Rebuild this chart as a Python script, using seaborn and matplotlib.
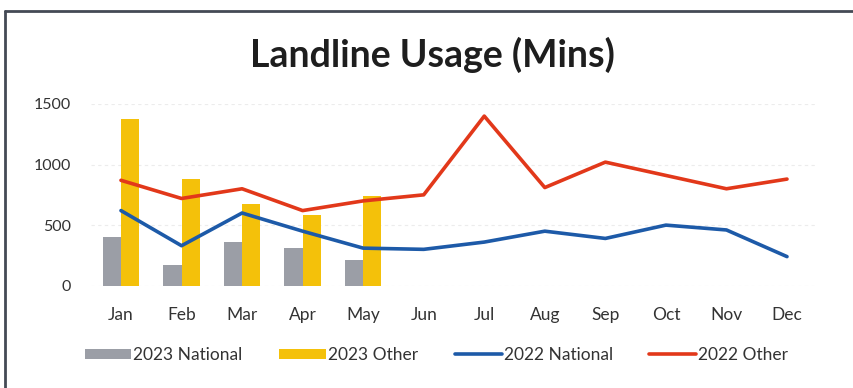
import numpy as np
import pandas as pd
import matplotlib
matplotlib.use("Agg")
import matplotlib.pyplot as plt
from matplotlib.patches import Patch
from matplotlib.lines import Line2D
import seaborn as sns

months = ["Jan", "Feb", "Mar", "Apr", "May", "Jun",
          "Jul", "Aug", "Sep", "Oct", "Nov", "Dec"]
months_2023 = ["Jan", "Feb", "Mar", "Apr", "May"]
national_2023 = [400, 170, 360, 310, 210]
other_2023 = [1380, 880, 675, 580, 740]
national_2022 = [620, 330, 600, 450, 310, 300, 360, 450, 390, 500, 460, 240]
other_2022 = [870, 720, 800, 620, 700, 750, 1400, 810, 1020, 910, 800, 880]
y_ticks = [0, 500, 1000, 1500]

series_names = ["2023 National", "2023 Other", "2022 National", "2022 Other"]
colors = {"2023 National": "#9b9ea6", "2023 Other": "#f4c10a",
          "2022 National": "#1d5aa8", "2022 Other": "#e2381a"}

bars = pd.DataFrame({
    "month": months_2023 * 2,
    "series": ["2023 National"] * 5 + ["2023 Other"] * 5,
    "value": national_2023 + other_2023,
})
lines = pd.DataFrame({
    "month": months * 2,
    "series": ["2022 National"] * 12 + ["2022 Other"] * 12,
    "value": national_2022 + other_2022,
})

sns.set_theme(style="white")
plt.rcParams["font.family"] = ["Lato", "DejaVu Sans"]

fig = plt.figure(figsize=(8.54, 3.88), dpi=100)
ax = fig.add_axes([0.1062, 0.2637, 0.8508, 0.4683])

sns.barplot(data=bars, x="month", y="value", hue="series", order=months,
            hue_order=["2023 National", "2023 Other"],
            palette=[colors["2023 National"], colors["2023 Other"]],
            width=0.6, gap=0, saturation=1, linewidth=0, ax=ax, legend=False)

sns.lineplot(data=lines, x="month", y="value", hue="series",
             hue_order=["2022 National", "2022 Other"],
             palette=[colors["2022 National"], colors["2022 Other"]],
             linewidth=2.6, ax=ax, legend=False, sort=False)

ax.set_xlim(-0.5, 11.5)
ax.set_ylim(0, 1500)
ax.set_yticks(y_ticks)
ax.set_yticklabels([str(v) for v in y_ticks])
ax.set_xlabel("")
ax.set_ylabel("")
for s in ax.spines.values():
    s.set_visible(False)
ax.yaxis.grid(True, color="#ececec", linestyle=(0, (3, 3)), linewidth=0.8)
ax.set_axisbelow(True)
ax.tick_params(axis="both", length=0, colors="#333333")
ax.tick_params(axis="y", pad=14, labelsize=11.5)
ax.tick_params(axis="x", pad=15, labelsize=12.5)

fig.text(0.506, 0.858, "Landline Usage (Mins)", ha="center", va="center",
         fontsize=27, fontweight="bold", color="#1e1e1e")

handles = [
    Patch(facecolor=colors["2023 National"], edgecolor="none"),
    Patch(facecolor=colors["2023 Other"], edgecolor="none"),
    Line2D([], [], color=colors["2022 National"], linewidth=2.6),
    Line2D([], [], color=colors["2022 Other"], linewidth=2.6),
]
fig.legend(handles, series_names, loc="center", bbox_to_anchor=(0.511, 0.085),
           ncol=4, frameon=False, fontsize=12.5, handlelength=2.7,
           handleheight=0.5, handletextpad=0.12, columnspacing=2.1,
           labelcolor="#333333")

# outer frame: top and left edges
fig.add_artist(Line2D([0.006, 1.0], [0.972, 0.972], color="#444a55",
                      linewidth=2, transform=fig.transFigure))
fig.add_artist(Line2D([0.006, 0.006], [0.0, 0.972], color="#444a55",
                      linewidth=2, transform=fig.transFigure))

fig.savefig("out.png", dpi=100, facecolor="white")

········

Leave out the pictures and transcribe everything else exactly.

## [Written answer]
Rebuild this chart as a Python script, using seaborn and matplotlib.
import numpy as np
import pandas as pd
import matplotlib
matplotlib.use("Agg")
import matplotlib.pyplot as plt
from matplotlib.patches import Patch
from matplotlib.lines import Line2D
import seaborn as sns

months = ["Jan", "Feb", "Mar", "Apr", "May", "Jun",
          "Jul", "Aug", "Sep", "Oct", "Nov", "Dec"]
months_2023 = ["Jan", "Feb", "Mar", "Apr", "May"]
national_2023 = [400, 170, 360, 310, 210]
other_2023 = [1380, 880, 675, 580, 740]
national_2022 = [620, 330, 600, 450, 310, 300, 360, 450, 390, 500, 460, 240]
other_2022 = [870, 720, 800, 620, 700, 750, 1400, 810, 1020, 910, 800, 880]
y_ticks = [0, 500, 1000, 1500]

series_names = ["2023 National", "2023 Other", "2022 National", "2022 Other"]
colors = {"2023 National": "#9b9ea6", "2023 Other": "#f4c10a",
          "2022 National": "#1d5aa8", "2022 Other": "#e2381a"}

bars = pd.DataFrame({
    "month": months_2023 * 2,
    "series": ["2023 National"] * 5 + ["2023 Other"] * 5,
    "value": national_2023 + other_2023,
})
lines = pd.DataFrame({
    "month": months * 2,
    "series": ["2022 National"] * 12 + ["2022 Other"] * 12,
    "value": national_2022 + other_2022,
})

sns.set_theme(style="white")
plt.rcParams["font.family"] = ["Lato", "DejaVu Sans"]

fig = plt.figure(figsize=(8.54, 3.88), dpi=100)
ax = fig.add_axes([0.1062, 0.2637, 0.8508, 0.4683])

sns.barplot(data=bars, x="month", y="value", hue="series", order=months,
            hue_order=["2023 National", "2023 Other"],
            palette=[colors["2023 National"], colors["2023 Other"]],
            width=0.6, gap=0, saturation=1, linewidth=0, ax=ax, legend=False)

sns.lineplot(data=lines, x="month", y="value", hue="series",
             hue_order=["2022 National", "2022 Other"],
             palette=[colors["2022 National"], colors["2022 Other"]],
             linewidth=2.6, ax=ax, legend=False, sort=False)

ax.set_xlim(-0.5, 11.5)
ax.set_ylim(0, 1500)
ax.set_yticks(y_ticks)
ax.set_yticklabels([str(v) for v in y_ticks])
ax.set_xlabel("")
ax.set_ylabel("")
for s in ax.spines.values():
    s.set_visible(False)
ax.yaxis.grid(True, color="#ececec", linestyle=(0, (3, 3)), linewidth=0.8)
ax.set_axisbelow(True)
ax.tick_params(axis="both", length=0, colors="#333333")
ax.tick_params(axis="y", pad=14, labelsize=11.5)
ax.tick_params(axis="x", pad=15, labelsize=12.5)

fig.text(0.506, 0.858, "Landline Usage (Mins)", ha="center", va="center",
         fontsize=27, fontweight="bold", color="#1e1e1e")

handles = [
    Patch(facecolor=colors["2023 National"], edgecolor="none"),
    Patch(facecolor=colors["2023 Other"], edgecolor="none"),
    Line2D([], [], color=colors["2022 National"], linewidth=2.6),
    Line2D([], [], color=colors["2022 Other"], linewidth=2.6),
]
fig.legend(handles, series_names, loc="center", bbox_to_anchor=(0.511, 0.085),
           ncol=4, frameon=False, fontsize=12.5, handlelength=2.7,
           handleheight=0.5, handletextpad=0.12, columnspacing=2.1,
           labelcolor="#333333")

# outer frame: top and left edges
fig.add_artist(Line2D([0.006, 1.0], [0.972, 0.972], color="#444a55",
                      linewidth=2, transform=fig.transFigure))
fig.add_artist(Line2D([0.006, 0.006], [0.0, 0.972], color="#444a55",
                      linewidth=2, transform=fig.transFigure))

fig.savefig("out.png", dpi=100, facecolor="white")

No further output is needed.